Depois do fim

depois do fim

De onde ela escreve, tudo ainda é vazio, ou cheio da saudade da presença dele, o que é a mesma coisa.

O fim de uma história de amor é sempre uma tragédia. Uma morte precoce, um acidente de carro, um infarto. Falta tempo. Não teve nem tempo de dizer que conseguiu aquele contato que tanto buscava. Ele não terminou de contar a história daquela reunião. Há um silêncio devorador em todo fim. Tanto a ser dito, a ser sussurrado, a ser vivido pela milésima vez… Sempre igual, mas sempre diferente.

Morre-se um pouco ao fim de cada amor. Morrem os projetos, os planos e os sonhos. De uma hora pra outra, tudo é outra coisa, outro cenário, é devastação com muita poeira a ser espanada. Como casa posta abaixo, como ruína, feito depois de um terremoto.

Eles sabem, já se disseram, que virando à esquina existe vida, existe a chance de se reconectar com a vida. O passado ativando o futuro, como tem aprendido entre leituras e descaminhos.

Mas, por ora, o corpo ficou dopado. O que antes ardia, hoje busca se reintegrar desse despedaçado todo. Como se entrasse em posição fetal e pedisse colo, canto, útero. Dói o vento batendo, dói o cheiro que lembra porque dói o pensamento, dói a música que fora trilha sonora de tanto. Erraram por tanto amar (urgentemente).

Pode o amor matar uma história de amor?

Ao mesmo tempo, ela se pergunta como a humanidade pode viver com tanto desamor, “meu amor”, sendo a melhor notícia que se lê no dia é a alta de Wesley Safadão do hospital. Ela deseja saúde a Safadão, mas espera notícias boas do Brasil. Saúde pra si, pra eles dois, pra todo mundo… De corpo e de alma.

As frases são curtas porque não há mais fôlego. Perderam o ar em beijos sem tréguas e sete mil léguas sem descansar. Foram tanto que não sobram pro que a vida exigiria de quem ousa buscar a felicidade. A felicidade cobra um preço alto e o que a vida parece querer da gente é covardia e monotonia. Desorganizar a mobília, arrastar os móveis cansa e dá trabalho.

Pobre vida, os encontrou à revelia, à rebeldia: tentaram. Pobre deles que ousaram desafiar a vida. Não são todos os que vencem, mas os que conseguem dizem que vale toda a pena.

Às vezes, acuada, pensa que falar de amor é um ato de coragem, porque é uma fragilidade e por isso é um tabu. Devia ficar tudo silenciado, entalado, segurando o choro e adoecendo a gente. “Salvem os poetas que nos botam o dedo na garganta e nos colocam pra fora. Cantar “Evidências” berrando, sabe? E nessa loucura, de dizer que não te quero… Salve de Fernando Pessoa à José Augusto. Sem eles, sufocaríamos”. Pensa.

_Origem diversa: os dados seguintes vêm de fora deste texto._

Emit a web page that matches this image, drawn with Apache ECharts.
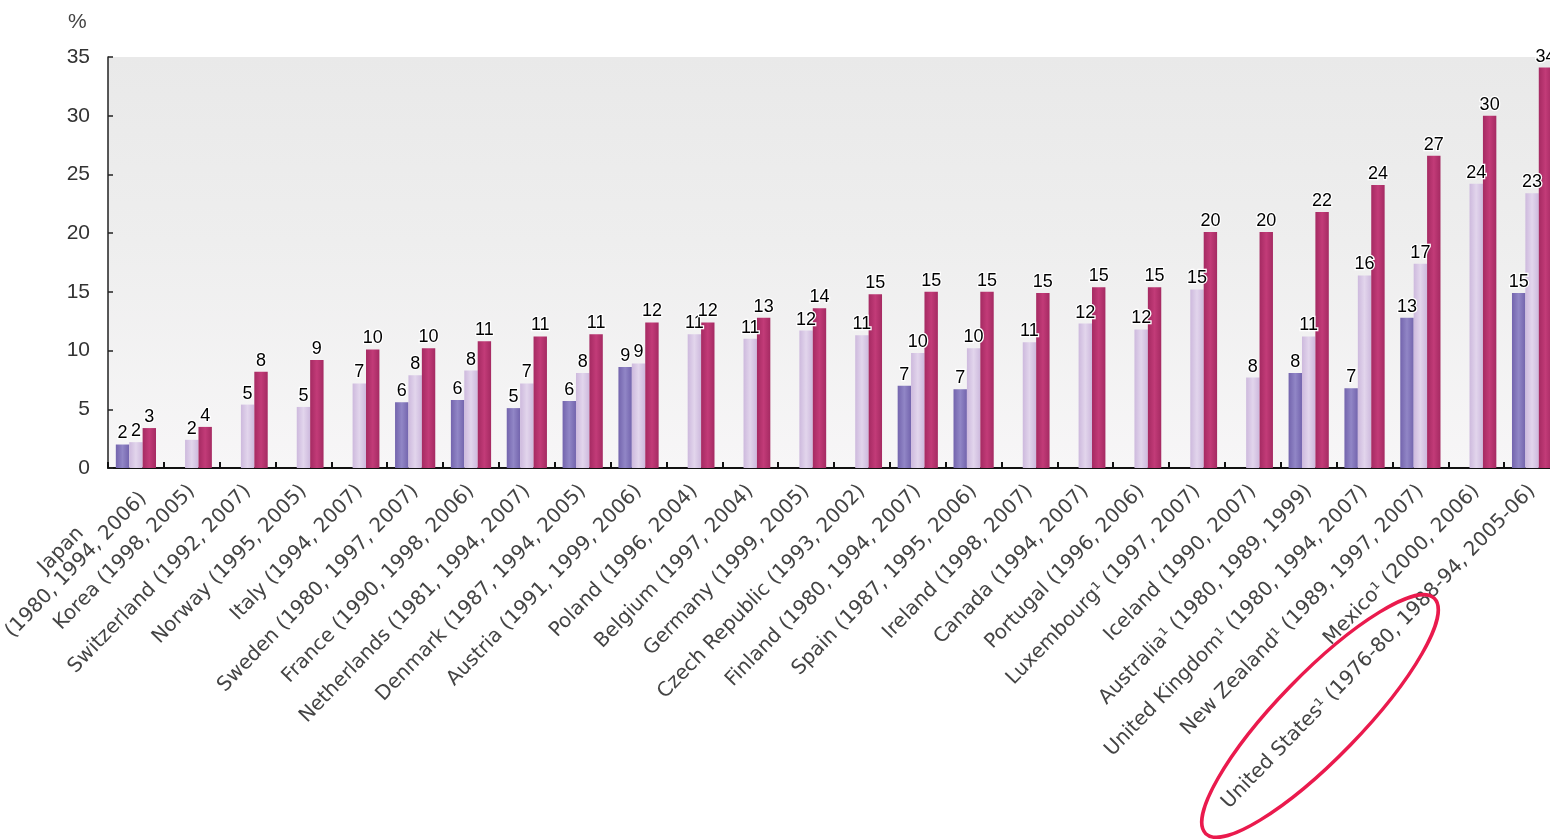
<!DOCTYPE html>
<html>
<head>
<meta charset="utf-8">
<script src="https://cdn.jsdelivr.net/npm/echarts@6/dist/echarts.min.js"></script>
<style>
html,body{margin:0;padding:0;background:#fff;}
#chart{width:1550px;height:839px;}
</style>
</head>
<body>
<div id="chart"></div>
<script>
var categories = [
  "Japan\n(1980, 1994, 2006)",
  "Korea (1998, 2005)",
  "Switzerland (1992, 2007)",
  "Norway (1995, 2005)",
  "Italy (1994, 2007)",
  "Sweden (1980, 1997, 2007)",
  "France (1990, 1998, 2006)",
  "Netherlands (1981, 1994, 2007)",
  "Denmark (1987, 1994, 2005)",
  "Austria (1991, 1999, 2006)",
  "Poland (1996, 2004)",
  "Belgium (1997, 2004)",
  "Germany (1999, 2005)",
  "Czech Republic (1993, 2002)",
  "Finland (1980, 1994, 2007)",
  "Spain (1987, 1995, 2006)",
  "Ireland (1998, 2007)",
  "Canada (1994, 2007)",
  "Portugal (1996, 2006)",
  "Luxembourg\u00b9 (1997, 2007)",
  "Iceland (1990, 2007)",
  "Australia\u00b9 (1980, 1989, 1999)",
  "United Kingdom\u00b9 (1980, 1994, 2007)",
  "New Zealand\u00b9 (1989, 1997, 2007)",
  "Mexico\u00b9 (2000, 2006)",
  "United States\u00b9 (1976-80, 1988-94, 2005-06)"
];
var earliest = [2.0, null, null, null, null, 5.6, 5.8, 5.1, 5.7, 8.6, null, null, null, null, 7.0, 6.7, null, null, null, null, null, 8.1, 6.8, 12.8, null, 14.9];
var middle   = [2.2, 2.4, 5.4, 5.2, 7.2, 7.9, 8.3, 7.2, 8.1, 8.9, 11.4, 11.0, 11.7, 11.3, 9.8, 10.2, 10.7, 12.3, 11.8, 15.2, 7.7, 11.2, 16.4, 17.4, 24.2, 23.4];
var latest   = [3.4, 3.5, 8.2, 9.2, 10.1, 10.2, 10.8, 11.2, 11.4, 12.4, 12.4, 12.8, 13.6, 14.8, 15.0, 15.0, 14.9, 15.4, 15.4, 20.1, 20.1, 21.8, 24.1, 26.6, 30.0, 34.1];
var yTicks = [0, 5, 10, 15, 20, 25, 30, 35];

function hgrad(edge, mid) {
  return new echarts.graphic.LinearGradient(0, 0, 1, 0, [
    {offset: 0, color: edge}, {offset: 0.5, color: mid}, {offset: 1, color: edge}
  ]);
}
var labelCfg = {
  show: true, position: 'top', distance: 2,
  color: '#000', fontSize: 18, fontFamily: '"Liberation Sans Narrow", "Liberation Sans", Arial, sans-serif',
  textBorderColor: '#ffffff', textBorderWidth: 2.5,
  formatter: function (p) { return p.value == null ? '' : String(Math.round(p.value)); }
};
var xFont = '"DejaVu Sans", Verdana, sans-serif';

var chart = echarts.init(document.getElementById('chart'));
chart.setOption({
  animation: false,
  backgroundColor: '#ffffff',
  grid: {
    left: 108, right: -10, top: 57, bottom: 371,
    outerBoundsMode: 'none', containLabel: false,
    show: true, borderWidth: 0,
    backgroundColor: new echarts.graphic.LinearGradient(0, 0, 0, 1, [
      {offset: 0, color: '#e9e9e9'}, {offset: 0.45, color: '#eeeeee'}, {offset: 1, color: '#f7f6f7'}
    ])
  },
  xAxis: {
    type: 'category',
    data: categories,
    axisLine: {show: true, lineStyle: {color: '#111', width: 2}},
    axisTick: {show: true, inside: true, length: 6, interval: 0, lineStyle: {color: '#111', width: 2}},
    axisLabel: {
      interval: 0, rotate: 46, margin: 20, hideOverlap: false,
      color: '#444', fontSize: 20, fontFamily: xFont, lineHeight: 21,
      formatter: function (v) {
        return v.indexOf('\n') >= 0 ? v.split('\n').map(function (s) { return '{c|' + s + '}'; }).join('\n') : v;
      },
      rich: {c: {align: 'center', fontSize: 20, fontFamily: xFont, color: '#444', lineHeight: 21}}
    },
    splitLine: {show: false}
  },
  yAxis: {
    type: 'value', min: 0, max: 35, interval: 5,
    axisLine: {show: true, lineStyle: {color: '#222', width: 1.5}},
    axisTick: {show: true, inside: true, length: 5, lineStyle: {color: '#222', width: 1.5}},
    axisLabel: {
      margin: 18, color: '#333', fontSize: 21, fontFamily: '"Liberation Sans", Arial, sans-serif',
      formatter: function (v) { return yTicks.indexOf(v) >= 0 ? String(v) : ''; }
    },
    splitLine: {show: false}
  },
  graphic: [
    {type: 'text', left: 68, top: 12, style: {text: '%', fontSize: 21, fill: '#444', fontFamily: '"Liberation Sans", Arial, sans-serif'}},
    {type: 'ellipse', x: 1320, y: 716, rotation: 0.80,
     shape: {cx: 0, cy: 0, rx: 164, ry: 42},
     style: {fill: 'none', stroke: '#ea1a4d', lineWidth: 3.5}, z: 100}
  ],
  series: [
    {name: 'earliest', type: 'bar', data: earliest, barGap: '0%', barCategoryGap: '28%',
     itemStyle: {color: hgrad('#7364ad', '#9186c6')}, label: labelCfg},
    {name: 'middle', type: 'bar', data: middle, barGap: '0%', barCategoryGap: '28%',
     itemStyle: {color: hgrad('#cdb9dd', '#e2d5ec')}, label: labelCfg},
    {name: 'latest', type: 'bar', data: latest, barGap: '0%', barCategoryGap: '28%',
     itemStyle: {color: hgrad('#a52a62', '#c23b78')}, label: labelCfg}
  ]
});
</script>
</body>
</html>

Olha rapidamente o site de notícias e vê que nós mulheres não estão a salvo nem nos centros cirúrgicos, nem nas UTIs. Estarrece-se, sente nojo, ódio e desalento. Confirma também que não se pode mais fazer um aniversário em paz. Desola-se e se desanima com a humanidade. Talvez nos matem porque o tema que devia ser da Xuxa foi da Angélica, ou da Mara Maravilha. Vai saber o que move cada um.

Desiste de ler as notícias, como se assim pudesse fingir, por um instante, que o mundo é bom. Por hoje, por um átimo, quer o egoísmo dessa dor, quer uma suspensão, um entrelugar num “espaçotempo” para ser o tanto que restou de si depois do fim. Só por hoje.

Amanhã é outra via, o dia depois. Talvez acorde mais cansada que sozinha. Como um corpo pós vacina, como depois de um vacilo.

Talvez já seja tarde demais para esquecer. Talvez seus caminhos se tornem esquinas onde num cruzamento, numa encruzilhada, num deslize, ela possa esbarrar com ele novamente, num tempo da delicadeza, onde nada digam e sigam encantados lado a lado. Quando o que sentirem forem sinônimos: de amor, de amar.

O que ela queria? Pode voltar para aquele final de semana. Mas o corpo não se move.

Por ora, melhor não ler tantas notícias. Melhor olhar pro mar. Melhor não ligar a TV.